** Exercise materials **
-- Start --
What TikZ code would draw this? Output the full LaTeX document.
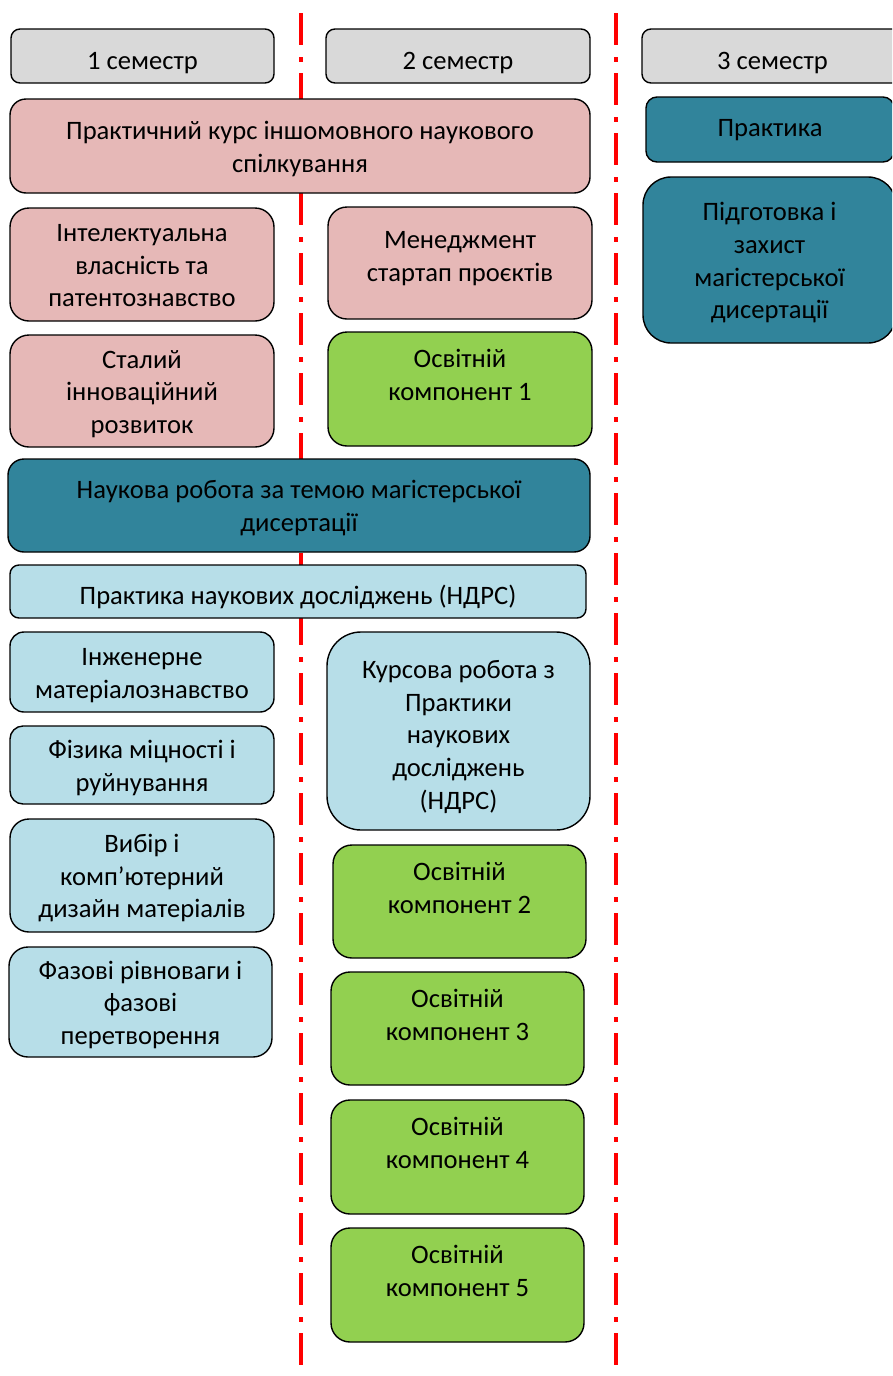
-- End --
-- Start --
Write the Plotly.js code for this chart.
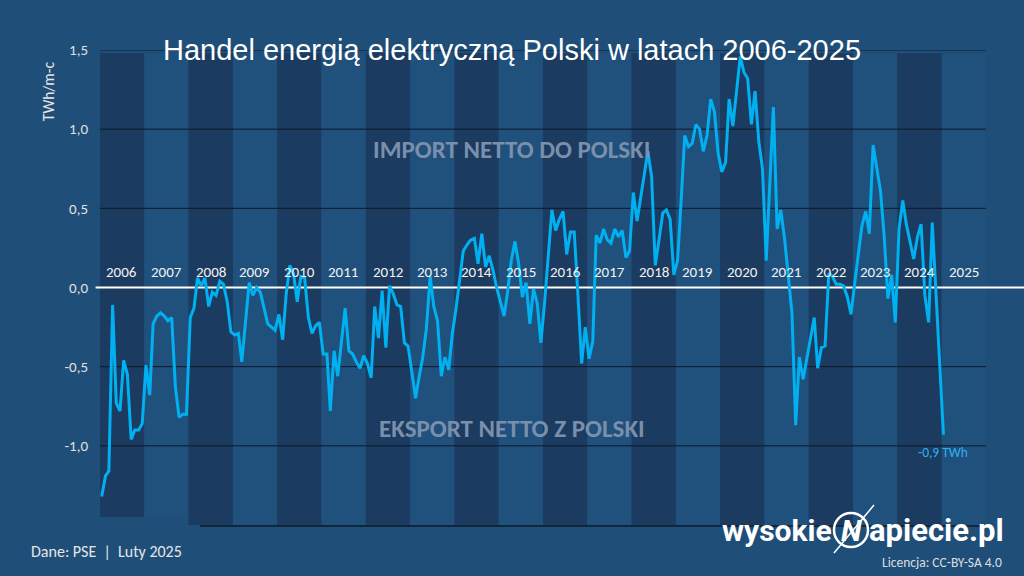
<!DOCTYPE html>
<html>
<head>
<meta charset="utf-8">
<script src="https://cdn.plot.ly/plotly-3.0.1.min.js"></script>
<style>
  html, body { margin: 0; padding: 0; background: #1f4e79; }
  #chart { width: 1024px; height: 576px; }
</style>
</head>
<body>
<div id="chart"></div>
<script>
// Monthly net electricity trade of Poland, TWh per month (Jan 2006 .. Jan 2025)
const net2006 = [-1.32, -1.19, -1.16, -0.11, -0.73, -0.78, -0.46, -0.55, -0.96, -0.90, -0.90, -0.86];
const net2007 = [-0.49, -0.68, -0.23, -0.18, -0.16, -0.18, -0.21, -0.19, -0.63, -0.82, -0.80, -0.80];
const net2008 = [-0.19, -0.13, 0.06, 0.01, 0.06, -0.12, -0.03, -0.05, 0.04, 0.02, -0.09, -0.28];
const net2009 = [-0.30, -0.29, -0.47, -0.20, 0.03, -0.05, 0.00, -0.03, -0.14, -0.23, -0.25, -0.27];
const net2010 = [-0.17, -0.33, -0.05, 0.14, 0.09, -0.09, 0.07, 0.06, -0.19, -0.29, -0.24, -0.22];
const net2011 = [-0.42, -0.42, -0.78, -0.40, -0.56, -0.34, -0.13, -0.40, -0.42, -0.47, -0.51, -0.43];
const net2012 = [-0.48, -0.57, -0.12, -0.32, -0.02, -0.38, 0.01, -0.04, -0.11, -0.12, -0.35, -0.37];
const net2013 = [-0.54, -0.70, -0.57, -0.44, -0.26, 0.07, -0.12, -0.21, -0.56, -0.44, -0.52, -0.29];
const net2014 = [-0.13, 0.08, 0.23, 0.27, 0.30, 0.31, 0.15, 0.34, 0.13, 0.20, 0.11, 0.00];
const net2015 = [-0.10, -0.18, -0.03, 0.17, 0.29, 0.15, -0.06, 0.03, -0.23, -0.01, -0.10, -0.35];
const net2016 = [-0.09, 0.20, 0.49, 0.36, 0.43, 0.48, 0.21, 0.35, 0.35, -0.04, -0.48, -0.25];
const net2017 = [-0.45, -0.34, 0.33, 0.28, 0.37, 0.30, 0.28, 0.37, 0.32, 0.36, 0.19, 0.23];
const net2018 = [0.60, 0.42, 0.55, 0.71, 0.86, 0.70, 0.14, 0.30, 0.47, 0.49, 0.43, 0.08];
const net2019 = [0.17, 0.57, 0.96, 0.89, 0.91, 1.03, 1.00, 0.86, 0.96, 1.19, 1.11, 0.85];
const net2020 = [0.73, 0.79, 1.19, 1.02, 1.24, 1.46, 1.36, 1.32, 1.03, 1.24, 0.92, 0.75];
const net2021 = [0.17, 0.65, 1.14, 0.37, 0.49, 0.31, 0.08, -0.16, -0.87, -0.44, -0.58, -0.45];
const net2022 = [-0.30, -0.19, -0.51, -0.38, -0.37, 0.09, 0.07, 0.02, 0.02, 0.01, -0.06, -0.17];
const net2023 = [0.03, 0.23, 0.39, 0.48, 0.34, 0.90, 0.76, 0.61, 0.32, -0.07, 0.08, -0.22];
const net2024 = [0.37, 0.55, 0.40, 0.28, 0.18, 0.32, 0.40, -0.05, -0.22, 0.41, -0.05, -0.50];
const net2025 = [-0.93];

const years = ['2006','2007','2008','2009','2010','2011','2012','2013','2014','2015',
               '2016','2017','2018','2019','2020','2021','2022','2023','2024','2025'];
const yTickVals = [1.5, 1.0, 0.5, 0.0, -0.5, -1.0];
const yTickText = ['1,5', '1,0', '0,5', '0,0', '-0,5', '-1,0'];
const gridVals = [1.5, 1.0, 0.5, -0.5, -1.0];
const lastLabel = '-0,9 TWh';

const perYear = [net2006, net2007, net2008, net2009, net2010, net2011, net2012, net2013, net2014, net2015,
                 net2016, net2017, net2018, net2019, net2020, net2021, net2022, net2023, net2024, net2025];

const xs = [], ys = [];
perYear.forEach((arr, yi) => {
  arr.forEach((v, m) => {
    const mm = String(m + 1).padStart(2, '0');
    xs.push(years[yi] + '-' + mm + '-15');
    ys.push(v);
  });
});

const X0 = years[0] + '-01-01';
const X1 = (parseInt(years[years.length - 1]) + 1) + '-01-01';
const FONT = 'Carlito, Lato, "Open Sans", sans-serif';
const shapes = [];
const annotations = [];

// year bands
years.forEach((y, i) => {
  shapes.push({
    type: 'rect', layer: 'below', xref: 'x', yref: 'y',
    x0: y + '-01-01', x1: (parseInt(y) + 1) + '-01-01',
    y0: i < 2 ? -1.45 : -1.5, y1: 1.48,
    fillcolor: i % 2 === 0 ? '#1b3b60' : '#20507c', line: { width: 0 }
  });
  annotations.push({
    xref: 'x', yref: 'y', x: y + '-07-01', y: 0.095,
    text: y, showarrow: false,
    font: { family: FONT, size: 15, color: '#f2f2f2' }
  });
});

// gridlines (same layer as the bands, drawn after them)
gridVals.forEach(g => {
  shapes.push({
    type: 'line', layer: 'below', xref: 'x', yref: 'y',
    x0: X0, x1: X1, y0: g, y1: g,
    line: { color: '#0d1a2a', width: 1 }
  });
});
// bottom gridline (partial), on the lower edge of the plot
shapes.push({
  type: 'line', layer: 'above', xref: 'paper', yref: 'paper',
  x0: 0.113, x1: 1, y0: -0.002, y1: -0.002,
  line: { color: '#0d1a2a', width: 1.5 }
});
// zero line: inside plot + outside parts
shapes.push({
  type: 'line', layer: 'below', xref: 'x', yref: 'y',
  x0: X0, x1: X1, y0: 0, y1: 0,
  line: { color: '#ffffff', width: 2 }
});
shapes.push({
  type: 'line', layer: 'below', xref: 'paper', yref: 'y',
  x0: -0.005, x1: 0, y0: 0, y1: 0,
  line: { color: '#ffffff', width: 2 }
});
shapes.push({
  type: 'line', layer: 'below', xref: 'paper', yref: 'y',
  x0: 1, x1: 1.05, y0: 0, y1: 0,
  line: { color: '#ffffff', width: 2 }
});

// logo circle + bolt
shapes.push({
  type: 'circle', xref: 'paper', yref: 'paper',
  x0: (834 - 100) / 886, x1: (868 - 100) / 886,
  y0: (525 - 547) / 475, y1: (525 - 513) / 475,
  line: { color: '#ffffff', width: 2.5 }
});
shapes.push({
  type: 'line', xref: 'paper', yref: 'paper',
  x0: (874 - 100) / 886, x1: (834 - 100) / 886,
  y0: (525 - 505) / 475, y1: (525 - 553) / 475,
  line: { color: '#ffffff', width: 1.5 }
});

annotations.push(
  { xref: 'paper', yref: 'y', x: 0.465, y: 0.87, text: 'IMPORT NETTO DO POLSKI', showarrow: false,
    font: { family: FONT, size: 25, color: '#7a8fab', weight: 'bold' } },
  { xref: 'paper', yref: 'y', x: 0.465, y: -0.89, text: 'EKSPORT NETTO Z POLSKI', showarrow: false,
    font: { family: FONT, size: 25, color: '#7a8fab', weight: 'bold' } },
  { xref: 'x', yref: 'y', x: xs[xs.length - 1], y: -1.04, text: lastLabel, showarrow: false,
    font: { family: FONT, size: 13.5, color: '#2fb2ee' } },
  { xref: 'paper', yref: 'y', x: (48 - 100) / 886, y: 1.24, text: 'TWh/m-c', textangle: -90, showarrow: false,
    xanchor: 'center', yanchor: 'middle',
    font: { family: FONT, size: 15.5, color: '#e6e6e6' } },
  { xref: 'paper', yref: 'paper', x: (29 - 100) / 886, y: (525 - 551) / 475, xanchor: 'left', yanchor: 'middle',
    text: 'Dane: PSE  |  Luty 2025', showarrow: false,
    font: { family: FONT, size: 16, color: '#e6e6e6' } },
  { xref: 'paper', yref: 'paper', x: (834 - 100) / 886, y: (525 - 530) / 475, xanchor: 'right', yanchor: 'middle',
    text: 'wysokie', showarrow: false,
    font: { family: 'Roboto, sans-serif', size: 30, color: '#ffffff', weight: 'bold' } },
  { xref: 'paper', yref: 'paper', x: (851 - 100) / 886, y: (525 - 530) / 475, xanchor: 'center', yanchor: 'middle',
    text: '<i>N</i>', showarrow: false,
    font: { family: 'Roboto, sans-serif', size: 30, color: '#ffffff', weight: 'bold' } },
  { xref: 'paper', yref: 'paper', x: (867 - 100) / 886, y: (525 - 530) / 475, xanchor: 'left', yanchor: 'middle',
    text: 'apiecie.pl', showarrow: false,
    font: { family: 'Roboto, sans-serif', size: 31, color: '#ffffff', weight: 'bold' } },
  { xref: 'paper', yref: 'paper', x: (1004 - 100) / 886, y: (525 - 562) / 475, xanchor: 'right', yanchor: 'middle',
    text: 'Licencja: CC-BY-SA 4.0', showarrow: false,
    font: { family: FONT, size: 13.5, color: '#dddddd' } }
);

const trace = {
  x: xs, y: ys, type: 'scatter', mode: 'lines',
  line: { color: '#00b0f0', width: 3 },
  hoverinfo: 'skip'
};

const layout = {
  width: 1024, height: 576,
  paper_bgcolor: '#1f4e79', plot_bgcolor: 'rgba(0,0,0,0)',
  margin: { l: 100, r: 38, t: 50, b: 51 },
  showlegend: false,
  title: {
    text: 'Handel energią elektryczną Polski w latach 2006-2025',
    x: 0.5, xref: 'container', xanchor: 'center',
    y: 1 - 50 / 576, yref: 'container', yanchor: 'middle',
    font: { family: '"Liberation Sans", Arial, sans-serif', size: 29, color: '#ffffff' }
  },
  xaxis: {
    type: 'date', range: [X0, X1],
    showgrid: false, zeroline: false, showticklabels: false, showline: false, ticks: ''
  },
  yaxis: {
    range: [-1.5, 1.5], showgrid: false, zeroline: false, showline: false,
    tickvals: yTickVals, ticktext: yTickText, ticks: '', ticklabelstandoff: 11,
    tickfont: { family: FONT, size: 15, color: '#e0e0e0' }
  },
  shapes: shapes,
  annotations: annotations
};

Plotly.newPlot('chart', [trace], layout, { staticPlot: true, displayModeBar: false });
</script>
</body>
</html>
-- End --
Search the listing for the word "code". Copy every line in which it occurs.

What TikZ code would draw this? Output the full LaTeX document.
Write the Plotly.js code for this chart.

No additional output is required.